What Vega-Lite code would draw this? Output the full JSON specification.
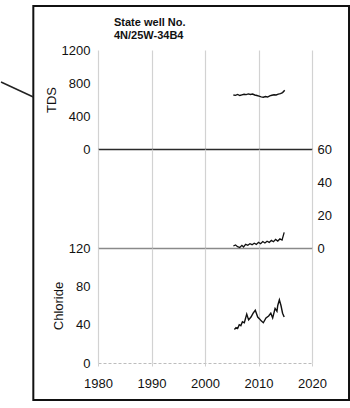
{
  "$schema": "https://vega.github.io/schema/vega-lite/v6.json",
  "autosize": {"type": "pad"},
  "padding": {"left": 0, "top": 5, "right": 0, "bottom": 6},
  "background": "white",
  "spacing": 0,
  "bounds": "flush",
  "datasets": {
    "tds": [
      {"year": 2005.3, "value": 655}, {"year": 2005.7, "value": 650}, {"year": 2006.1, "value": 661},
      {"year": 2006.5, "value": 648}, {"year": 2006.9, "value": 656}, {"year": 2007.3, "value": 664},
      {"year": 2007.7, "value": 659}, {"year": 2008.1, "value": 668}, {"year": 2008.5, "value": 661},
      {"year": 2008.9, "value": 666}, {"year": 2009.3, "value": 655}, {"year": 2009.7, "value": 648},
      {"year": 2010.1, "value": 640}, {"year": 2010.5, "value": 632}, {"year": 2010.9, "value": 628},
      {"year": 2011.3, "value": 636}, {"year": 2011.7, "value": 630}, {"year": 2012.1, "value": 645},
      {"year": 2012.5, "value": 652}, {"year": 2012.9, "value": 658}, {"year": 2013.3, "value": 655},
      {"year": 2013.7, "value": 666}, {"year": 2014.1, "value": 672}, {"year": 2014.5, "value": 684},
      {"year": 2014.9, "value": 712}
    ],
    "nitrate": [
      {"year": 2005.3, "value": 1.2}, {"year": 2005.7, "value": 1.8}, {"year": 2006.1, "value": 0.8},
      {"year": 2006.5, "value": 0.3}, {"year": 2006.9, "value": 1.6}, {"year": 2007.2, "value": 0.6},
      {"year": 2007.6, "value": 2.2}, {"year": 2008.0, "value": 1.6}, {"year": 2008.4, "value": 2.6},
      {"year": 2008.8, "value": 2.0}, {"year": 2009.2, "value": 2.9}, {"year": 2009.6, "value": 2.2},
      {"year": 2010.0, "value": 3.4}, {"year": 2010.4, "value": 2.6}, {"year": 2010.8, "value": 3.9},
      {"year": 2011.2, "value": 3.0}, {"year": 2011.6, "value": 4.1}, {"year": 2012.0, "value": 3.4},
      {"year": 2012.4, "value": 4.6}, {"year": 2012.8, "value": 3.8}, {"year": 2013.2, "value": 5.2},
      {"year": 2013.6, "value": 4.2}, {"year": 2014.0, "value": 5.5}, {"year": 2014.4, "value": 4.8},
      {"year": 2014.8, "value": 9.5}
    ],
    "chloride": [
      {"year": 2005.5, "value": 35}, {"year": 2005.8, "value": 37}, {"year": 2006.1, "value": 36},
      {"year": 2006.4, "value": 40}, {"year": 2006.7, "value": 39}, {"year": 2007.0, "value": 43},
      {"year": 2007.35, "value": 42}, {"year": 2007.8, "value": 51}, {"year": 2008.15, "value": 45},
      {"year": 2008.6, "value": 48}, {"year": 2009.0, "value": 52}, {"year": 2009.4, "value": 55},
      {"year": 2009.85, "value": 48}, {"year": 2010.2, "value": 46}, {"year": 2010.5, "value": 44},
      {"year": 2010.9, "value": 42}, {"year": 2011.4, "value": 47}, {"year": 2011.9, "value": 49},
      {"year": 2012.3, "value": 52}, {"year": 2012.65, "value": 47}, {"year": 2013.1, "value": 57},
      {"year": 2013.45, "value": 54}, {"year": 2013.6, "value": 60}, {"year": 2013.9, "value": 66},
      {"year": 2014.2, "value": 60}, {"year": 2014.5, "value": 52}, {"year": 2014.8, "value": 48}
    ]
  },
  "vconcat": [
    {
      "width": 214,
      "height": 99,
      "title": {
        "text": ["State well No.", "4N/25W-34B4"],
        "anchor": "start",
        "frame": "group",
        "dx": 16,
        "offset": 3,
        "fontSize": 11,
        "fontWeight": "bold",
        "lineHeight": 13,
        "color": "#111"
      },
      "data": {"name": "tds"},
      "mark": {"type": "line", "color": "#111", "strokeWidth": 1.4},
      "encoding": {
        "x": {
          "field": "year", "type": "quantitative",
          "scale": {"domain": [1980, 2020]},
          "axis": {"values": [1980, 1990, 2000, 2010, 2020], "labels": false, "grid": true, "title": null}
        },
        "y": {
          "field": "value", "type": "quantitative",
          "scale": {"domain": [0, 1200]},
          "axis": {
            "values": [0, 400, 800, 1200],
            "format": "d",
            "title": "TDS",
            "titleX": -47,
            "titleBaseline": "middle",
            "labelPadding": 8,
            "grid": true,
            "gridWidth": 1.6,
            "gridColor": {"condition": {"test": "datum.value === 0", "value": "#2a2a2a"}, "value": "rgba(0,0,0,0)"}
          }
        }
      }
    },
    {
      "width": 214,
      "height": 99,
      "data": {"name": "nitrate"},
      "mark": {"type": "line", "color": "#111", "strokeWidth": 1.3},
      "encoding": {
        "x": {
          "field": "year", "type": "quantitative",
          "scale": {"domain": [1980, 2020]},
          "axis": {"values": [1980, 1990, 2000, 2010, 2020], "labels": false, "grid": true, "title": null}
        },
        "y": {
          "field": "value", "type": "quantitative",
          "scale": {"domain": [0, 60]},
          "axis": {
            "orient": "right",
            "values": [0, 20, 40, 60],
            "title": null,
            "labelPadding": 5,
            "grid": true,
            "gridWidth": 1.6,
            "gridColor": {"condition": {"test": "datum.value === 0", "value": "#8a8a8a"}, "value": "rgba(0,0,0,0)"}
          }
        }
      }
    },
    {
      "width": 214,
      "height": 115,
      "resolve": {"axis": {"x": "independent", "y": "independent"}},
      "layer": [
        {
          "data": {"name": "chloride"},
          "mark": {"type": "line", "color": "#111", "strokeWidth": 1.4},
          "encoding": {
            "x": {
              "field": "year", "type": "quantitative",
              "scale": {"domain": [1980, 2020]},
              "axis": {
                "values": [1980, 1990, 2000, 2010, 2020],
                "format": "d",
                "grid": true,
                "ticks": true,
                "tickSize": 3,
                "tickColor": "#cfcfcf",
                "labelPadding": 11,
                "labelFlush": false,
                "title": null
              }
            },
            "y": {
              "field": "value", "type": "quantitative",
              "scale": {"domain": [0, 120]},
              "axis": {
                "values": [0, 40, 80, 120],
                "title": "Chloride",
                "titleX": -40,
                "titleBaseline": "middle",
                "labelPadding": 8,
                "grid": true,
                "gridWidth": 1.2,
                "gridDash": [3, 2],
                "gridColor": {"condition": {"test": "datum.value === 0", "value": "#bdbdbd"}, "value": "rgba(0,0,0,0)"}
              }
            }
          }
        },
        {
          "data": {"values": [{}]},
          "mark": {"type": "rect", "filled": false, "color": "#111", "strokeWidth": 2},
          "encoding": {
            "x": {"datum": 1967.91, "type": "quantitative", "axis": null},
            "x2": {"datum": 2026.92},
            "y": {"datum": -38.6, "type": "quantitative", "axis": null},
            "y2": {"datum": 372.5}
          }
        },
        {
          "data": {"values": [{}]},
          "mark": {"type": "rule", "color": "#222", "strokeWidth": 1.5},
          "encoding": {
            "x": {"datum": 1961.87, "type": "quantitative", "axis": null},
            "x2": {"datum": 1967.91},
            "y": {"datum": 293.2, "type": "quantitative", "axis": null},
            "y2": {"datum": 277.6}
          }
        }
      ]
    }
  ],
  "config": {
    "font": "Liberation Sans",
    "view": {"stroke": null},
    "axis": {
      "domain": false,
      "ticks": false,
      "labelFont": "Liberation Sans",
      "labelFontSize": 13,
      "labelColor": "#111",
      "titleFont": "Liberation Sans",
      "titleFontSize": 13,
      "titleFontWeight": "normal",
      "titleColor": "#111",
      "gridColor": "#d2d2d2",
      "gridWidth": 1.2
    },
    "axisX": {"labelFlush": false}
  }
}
+--
### REQUIREMENT
Return each line of the data, keeping its wording exact and omitting pictures.

### PROBLEM SOLUTION
What Vega-Lite code would draw this? Output the full JSON specification.
{
  "$schema": "https://vega.github.io/schema/vega-lite/v6.json",
  "autosize": {"type": "pad"},
  "padding": {"left": 0, "top": 5, "right": 0, "bottom": 6},
  "background": "white",
  "spacing": 0,
  "bounds": "flush",
  "datasets": {
    "tds": [
      {"year": 2005.3, "value": 655}, {"year": 2005.7, "value": 650}, {"year": 2006.1, "value": 661},
      {"year": 2006.5, "value": 648}, {"year": 2006.9, "value": 656}, {"year": 2007.3, "value": 664},
      {"year": 2007.7, "value": 659}, {"year": 2008.1, "value": 668}, {"year": 2008.5, "value": 661},
      {"year": 2008.9, "value": 666}, {"year": 2009.3, "value": 655}, {"year": 2009.7, "value": 648},
      {"year": 2010.1, "value": 640}, {"year": 2010.5, "value": 632}, {"year": 2010.9, "value": 628},
      {"year": 2011.3, "value": 636}, {"year": 2011.7, "value": 630}, {"year": 2012.1, "value": 645},
      {"year": 2012.5, "value": 652}, {"year": 2012.9, "value": 658}, {"year": 2013.3, "value": 655},
      {"year": 2013.7, "value": 666}, {"year": 2014.1, "value": 672}, {"year": 2014.5, "value": 684},
      {"year": 2014.9, "value": 712}
    ],
    "nitrate": [
      {"year": 2005.3, "value": 1.2}, {"year": 2005.7, "value": 1.8}, {"year": 2006.1, "value": 0.8},
      {"year": 2006.5, "value": 0.3}, {"year": 2006.9, "value": 1.6}, {"year": 2007.2, "value": 0.6},
      {"year": 2007.6, "value": 2.2}, {"year": 2008.0, "value": 1.6}, {"year": 2008.4, "value": 2.6},
      {"year": 2008.8, "value": 2.0}, {"year": 2009.2, "value": 2.9}, {"year": 2009.6, "value": 2.2},
      {"year": 2010.0, "value": 3.4}, {"year": 2010.4, "value": 2.6}, {"year": 2010.8, "value": 3.9},
      {"year": 2011.2, "value": 3.0}, {"year": 2011.6, "value": 4.1}, {"year": 2012.0, "value": 3.4},
      {"year": 2012.4, "value": 4.6}, {"year": 2012.8, "value": 3.8}, {"year": 2013.2, "value": 5.2},
      {"year": 2013.6, "value": 4.2}, {"year": 2014.0, "value": 5.5}, {"year": 2014.4, "value": 4.8},
      {"year": 2014.8, "value": 9.5}
    ],
    "chloride": [
      {"year": 2005.5, "value": 35}, {"year": 2005.8, "value": 37}, {"year": 2006.1, "value": 36},
      {"year": 2006.4, "value": 40}, {"year": 2006.7, "value": 39}, {"year": 2007.0, "value": 43},
      {"year": 2007.35, "value": 42}, {"year": 2007.8, "value": 51}, {"year": 2008.15, "value": 45},
      {"year": 2008.6, "value": 48}, {"year": 2009.0, "value": 52}, {"year": 2009.4, "value": 55},
      {"year": 2009.85, "value": 48}, {"year": 2010.2, "value": 46}, {"year": 2010.5, "value": 44},
      {"year": 2010.9, "value": 42}, {"year": 2011.4, "value": 47}, {"year": 2011.9, "value": 49},
      {"year": 2012.3, "value": 52}, {"year": 2012.65, "value": 47}, {"year": 2013.1, "value": 57},
      {"year": 2013.45, "value": 54}, {"year": 2013.6, "value": 60}, {"year": 2013.9, "value": 66},
      {"year": 2014.2, "value": 60}, {"year": 2014.5, "value": 52}, {"year": 2014.8, "value": 48}
    ]
  },
  "vconcat": [
    {
      "width": 214,
      "height": 99,
      "title": {
        "text": ["State well No.", "4N/25W-34B4"],
        "anchor": "start",
        "frame": "group",
        "dx": 16,
        "offset": 3,
        "fontSize": 11,
        "fontWeight": "bold",
        "lineHeight": 13,
        "color": "#111"
      },
      "data": {"name": "tds"},
      "mark": {"type": "line", "color": "#111", "strokeWidth": 1.4},
      "encoding": {
        "x": {
          "field": "year", "type": "quantitative",
          "scale": {"domain": [1980, 2020]},
          "axis": {"values": [1980, 1990, 2000, 2010, 2020], "labels": false, "grid": true, "title": null}
        },
        "y": {
          "field": "value", "type": "quantitative",
          "scale": {"domain": [0, 1200]},
          "axis": {
            "values": [0, 400, 800, 1200],
            "format": "d",
            "title": "TDS",
            "titleX": -47,
            "titleBaseline": "middle",
            "labelPadding": 8,
            "grid": true,
            "gridWidth": 1.6,
            "gridColor": {"condition": {"test": "datum.value === 0", "value": "#2a2a2a"}, "value": "rgba(0,0,0,0)"}
          }
        }
      }
    },
    {
      "width": 214,
      "height": 99,
      "data": {"name": "nitrate"},
      "mark": {"type": "line", "color": "#111", "strokeWidth": 1.3},
      "encoding": {
        "x": {
          "field": "year", "type": "quantitative",
          "scale": {"domain": [1980, 2020]},
          "axis": {"values": [1980, 1990, 2000, 2010, 2020], "labels": false, "grid": true, "title": null}
        },
        "y": {
          "field": "value", "type": "quantitative",
          "scale": {"domain": [0, 60]},
          "axis": {
            "orient": "right",
            "values": [0, 20, 40, 60],
            "title": null,
            "labelPadding": 5,
            "grid": true,
            "gridWidth": 1.6,
            "gridColor": {"condition": {"test": "datum.value === 0", "value": "#8a8a8a"}, "value": "rgba(0,0,0,0)"}
          }
        }
      }
    },
    {
      "width": 214,
      "height": 115,
      "resolve": {"axis": {"x": "independent", "y": "independent"}},
      "layer": [
        {
          "data": {"name": "chloride"},
          "mark": {"type": "line", "color": "#111", "strokeWidth": 1.4},
          "encoding": {
            "x": {
              "field": "year", "type": "quantitative",
              "scale": {"domain": [1980, 2020]},
              "axis": {
                "values": [1980, 1990, 2000, 2010, 2020],
                "format": "d",
                "grid": true,
                "ticks": true,
                "tickSize": 3,
                "tickColor": "#cfcfcf",
                "labelPadding": 11,
                "labelFlush": false,
                "title": null
              }
            },
            "y": {
              "field": "value", "type": "quantitative",
              "scale": {"domain": [0, 120]},
              "axis": {
                "values": [0, 40, 80, 120],
                "title": "Chloride",
                "titleX": -40,
                "titleBaseline": "middle",
                "labelPadding": 8,
                "grid": true,
                "gridWidth": 1.2,
                "gridDash": [3, 2],
                "gridColor": {"condition": {"test": "datum.value === 0", "value": "#bdbdbd"}, "value": "rgba(0,0,0,0)"}
              }
            }
          }
        },
        {
          "data": {"values": [{}]},
          "mark": {"type": "rect", "filled": false, "color": "#111", "strokeWidth": 2},
          "encoding": {
            "x": {"datum": 1967.91, "type": "quantitative", "axis": null},
            "x2": {"datum": 2026.92},
            "y": {"datum": -38.6, "type": "quantitative", "axis": null},
            "y2": {"datum": 372.5}
          }
        },
        {
          "data": {"values": [{}]},
          "mark": {"type": "rule", "color": "#222", "strokeWidth": 1.5},
          "encoding": {
            "x": {"datum": 1961.87, "type": "quantitative", "axis": null},
            "x2": {"datum": 1967.91},
            "y": {"datum": 293.2, "type": "quantitative", "axis": null},
            "y2": {"datum": 277.6}
          }
        }
      ]
    }
  ],
  "config": {
    "font": "Liberation Sans",
    "view": {"stroke": null},
    "axis": {
      "domain": false,
      "ticks": false,
      "labelFont": "Liberation Sans",
      "labelFontSize": 13,
      "labelColor": "#111",
      "titleFont": "Liberation Sans",
      "titleFontSize": 13,
      "titleFontWeight": "normal",
      "titleColor": "#111",
      "gridColor": "#d2d2d2",
      "gridWidth": 1.2
    },
    "axisX": {"labelFlush": false}
  }
}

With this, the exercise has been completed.